* _Available records_:
-- BEGIN --
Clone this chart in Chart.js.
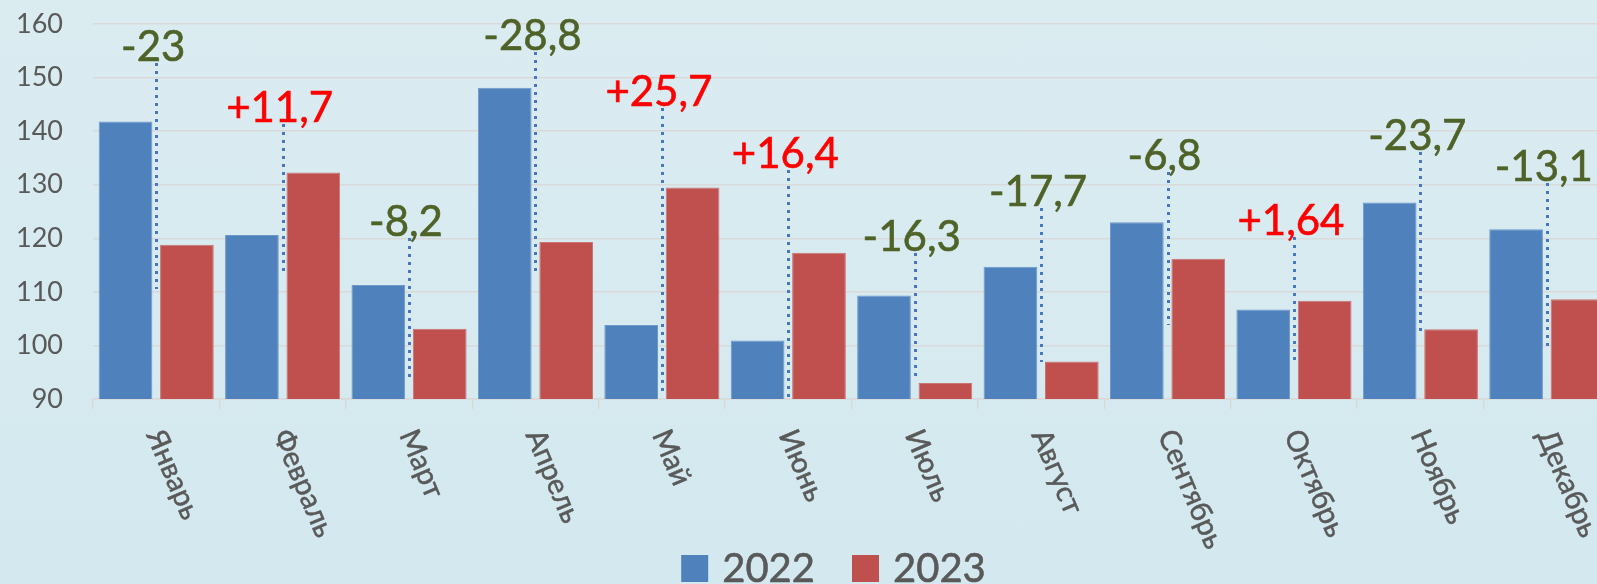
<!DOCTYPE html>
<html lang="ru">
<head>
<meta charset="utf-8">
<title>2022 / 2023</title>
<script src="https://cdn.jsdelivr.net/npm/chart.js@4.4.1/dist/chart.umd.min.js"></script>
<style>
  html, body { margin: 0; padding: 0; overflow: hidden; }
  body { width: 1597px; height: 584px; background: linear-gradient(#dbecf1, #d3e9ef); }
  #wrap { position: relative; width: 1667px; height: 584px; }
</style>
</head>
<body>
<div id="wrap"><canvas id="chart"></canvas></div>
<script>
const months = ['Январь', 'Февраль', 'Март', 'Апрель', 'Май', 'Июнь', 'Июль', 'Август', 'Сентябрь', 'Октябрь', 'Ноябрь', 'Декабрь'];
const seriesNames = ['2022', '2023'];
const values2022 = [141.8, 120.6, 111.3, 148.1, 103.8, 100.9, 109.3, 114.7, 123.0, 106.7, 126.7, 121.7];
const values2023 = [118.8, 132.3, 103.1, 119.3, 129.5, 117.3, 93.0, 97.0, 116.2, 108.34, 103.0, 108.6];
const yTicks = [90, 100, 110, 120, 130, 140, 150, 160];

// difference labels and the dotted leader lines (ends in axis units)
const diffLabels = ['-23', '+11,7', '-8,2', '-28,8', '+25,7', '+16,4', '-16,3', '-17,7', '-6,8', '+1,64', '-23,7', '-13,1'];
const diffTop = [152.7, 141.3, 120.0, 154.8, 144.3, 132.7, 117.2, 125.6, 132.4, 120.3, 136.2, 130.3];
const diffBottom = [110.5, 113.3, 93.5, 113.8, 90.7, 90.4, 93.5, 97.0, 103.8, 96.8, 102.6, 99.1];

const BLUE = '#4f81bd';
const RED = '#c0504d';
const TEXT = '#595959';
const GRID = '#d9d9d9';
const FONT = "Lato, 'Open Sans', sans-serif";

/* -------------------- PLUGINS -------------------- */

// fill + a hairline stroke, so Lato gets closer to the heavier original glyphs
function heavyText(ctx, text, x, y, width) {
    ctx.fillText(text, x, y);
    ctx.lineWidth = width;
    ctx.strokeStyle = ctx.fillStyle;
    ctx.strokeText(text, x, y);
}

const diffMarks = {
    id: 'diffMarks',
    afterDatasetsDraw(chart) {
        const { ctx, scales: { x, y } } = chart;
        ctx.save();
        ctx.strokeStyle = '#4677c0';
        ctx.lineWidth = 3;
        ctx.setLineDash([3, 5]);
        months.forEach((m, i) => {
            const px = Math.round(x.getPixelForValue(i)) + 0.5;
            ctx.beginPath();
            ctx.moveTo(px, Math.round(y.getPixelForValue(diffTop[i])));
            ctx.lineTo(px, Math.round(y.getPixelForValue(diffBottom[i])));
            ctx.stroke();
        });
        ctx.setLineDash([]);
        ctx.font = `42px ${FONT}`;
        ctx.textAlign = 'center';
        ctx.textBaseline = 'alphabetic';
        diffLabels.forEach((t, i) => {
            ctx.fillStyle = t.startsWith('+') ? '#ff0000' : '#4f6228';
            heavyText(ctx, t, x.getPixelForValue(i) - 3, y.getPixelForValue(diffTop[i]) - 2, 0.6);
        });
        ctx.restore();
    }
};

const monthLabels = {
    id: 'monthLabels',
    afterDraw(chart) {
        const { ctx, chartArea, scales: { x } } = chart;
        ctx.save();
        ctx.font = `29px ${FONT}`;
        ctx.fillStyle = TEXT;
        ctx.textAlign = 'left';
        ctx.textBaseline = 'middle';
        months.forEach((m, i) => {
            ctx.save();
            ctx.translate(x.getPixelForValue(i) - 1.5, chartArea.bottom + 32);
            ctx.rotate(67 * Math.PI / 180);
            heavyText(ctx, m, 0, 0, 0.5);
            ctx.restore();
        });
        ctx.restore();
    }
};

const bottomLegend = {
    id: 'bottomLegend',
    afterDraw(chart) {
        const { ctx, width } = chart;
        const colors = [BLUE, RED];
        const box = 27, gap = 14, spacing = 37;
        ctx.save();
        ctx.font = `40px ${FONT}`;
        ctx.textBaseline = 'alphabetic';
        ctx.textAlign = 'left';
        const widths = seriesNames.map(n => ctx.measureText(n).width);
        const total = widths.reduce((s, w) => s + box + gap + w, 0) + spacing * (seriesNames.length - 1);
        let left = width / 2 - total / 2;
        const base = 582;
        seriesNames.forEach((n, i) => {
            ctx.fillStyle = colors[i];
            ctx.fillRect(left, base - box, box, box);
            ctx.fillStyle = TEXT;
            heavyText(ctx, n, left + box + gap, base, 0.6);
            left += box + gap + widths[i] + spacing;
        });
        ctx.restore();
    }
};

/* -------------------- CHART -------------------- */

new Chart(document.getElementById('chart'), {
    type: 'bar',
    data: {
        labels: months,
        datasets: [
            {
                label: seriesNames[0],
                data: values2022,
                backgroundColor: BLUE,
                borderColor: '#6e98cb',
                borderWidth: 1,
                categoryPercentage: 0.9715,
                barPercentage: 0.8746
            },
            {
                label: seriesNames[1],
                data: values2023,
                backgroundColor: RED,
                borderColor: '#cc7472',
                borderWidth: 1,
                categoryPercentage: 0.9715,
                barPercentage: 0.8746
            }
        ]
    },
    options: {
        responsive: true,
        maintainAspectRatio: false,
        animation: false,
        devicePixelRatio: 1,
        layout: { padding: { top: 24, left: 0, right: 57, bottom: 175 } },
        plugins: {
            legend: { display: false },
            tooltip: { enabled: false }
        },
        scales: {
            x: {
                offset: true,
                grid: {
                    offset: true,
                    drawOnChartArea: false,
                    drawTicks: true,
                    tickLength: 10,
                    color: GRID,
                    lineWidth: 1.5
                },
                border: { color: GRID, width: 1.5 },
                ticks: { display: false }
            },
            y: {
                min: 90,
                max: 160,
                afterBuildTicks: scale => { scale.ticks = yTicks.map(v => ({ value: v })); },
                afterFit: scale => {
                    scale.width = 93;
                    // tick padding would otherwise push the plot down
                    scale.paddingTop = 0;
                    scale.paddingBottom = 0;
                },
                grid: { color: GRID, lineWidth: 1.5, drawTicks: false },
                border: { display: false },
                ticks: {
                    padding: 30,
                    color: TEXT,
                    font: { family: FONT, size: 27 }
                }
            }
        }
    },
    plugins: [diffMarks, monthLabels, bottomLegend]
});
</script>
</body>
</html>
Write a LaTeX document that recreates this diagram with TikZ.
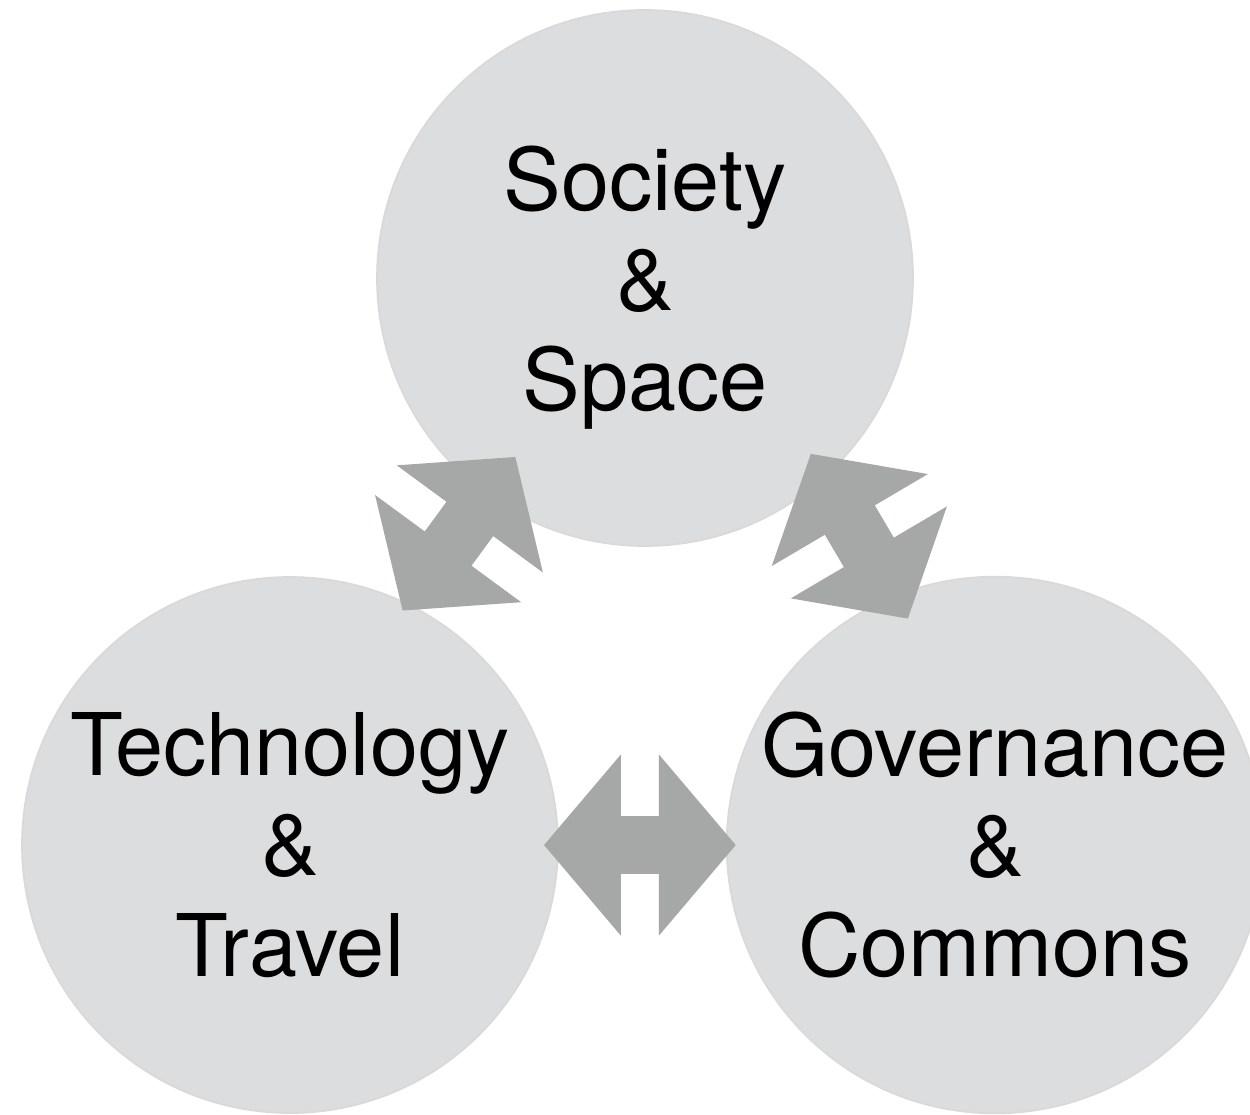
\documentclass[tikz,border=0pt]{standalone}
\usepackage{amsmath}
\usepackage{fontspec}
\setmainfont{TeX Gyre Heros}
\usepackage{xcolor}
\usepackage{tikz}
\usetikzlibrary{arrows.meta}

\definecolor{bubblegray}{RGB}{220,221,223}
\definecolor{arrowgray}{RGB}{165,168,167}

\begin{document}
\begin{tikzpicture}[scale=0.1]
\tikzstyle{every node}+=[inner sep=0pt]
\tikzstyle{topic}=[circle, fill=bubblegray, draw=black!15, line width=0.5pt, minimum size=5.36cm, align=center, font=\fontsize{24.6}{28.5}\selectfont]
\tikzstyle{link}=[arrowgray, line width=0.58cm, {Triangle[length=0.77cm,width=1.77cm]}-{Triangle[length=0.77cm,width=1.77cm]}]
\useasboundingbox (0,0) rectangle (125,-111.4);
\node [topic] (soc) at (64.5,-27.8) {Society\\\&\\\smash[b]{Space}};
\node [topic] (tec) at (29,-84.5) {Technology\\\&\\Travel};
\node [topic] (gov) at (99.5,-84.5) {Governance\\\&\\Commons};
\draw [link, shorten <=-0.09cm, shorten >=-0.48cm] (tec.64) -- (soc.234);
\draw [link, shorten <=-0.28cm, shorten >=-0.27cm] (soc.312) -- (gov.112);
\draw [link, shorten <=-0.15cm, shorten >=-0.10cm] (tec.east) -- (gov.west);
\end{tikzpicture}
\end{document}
-- END --
* _Given exercise_:
Repeat the lines from where the entries begin to the line with "PLUGINS -------------------- */", both included. Any picture is left out.

* _Response_:
Clone this chart in Chart.js.
<!DOCTYPE html>
<html lang="ru">
<head>
<meta charset="utf-8">
<title>2022 / 2023</title>
<script src="https://cdn.jsdelivr.net/npm/chart.js@4.4.1/dist/chart.umd.min.js"></script>
<style>
  html, body { margin: 0; padding: 0; overflow: hidden; }
  body { width: 1597px; height: 584px; background: linear-gradient(#dbecf1, #d3e9ef); }
  #wrap { position: relative; width: 1667px; height: 584px; }
</style>
</head>
<body>
<div id="wrap"><canvas id="chart"></canvas></div>
<script>
const months = ['Январь', 'Февраль', 'Март', 'Апрель', 'Май', 'Июнь', 'Июль', 'Август', 'Сентябрь', 'Октябрь', 'Ноябрь', 'Декабрь'];
const seriesNames = ['2022', '2023'];
const values2022 = [141.8, 120.6, 111.3, 148.1, 103.8, 100.9, 109.3, 114.7, 123.0, 106.7, 126.7, 121.7];
const values2023 = [118.8, 132.3, 103.1, 119.3, 129.5, 117.3, 93.0, 97.0, 116.2, 108.34, 103.0, 108.6];
const yTicks = [90, 100, 110, 120, 130, 140, 150, 160];

// difference labels and the dotted leader lines (ends in axis units)
const diffLabels = ['-23', '+11,7', '-8,2', '-28,8', '+25,7', '+16,4', '-16,3', '-17,7', '-6,8', '+1,64', '-23,7', '-13,1'];
const diffTop = [152.7, 141.3, 120.0, 154.8, 144.3, 132.7, 117.2, 125.6, 132.4, 120.3, 136.2, 130.3];
const diffBottom = [110.5, 113.3, 93.5, 113.8, 90.7, 90.4, 93.5, 97.0, 103.8, 96.8, 102.6, 99.1];

const BLUE = '#4f81bd';
const RED = '#c0504d';
const TEXT = '#595959';
const GRID = '#d9d9d9';
const FONT = "Lato, 'Open Sans', sans-serif";

/* -------------------- PLUGINS -------------------- */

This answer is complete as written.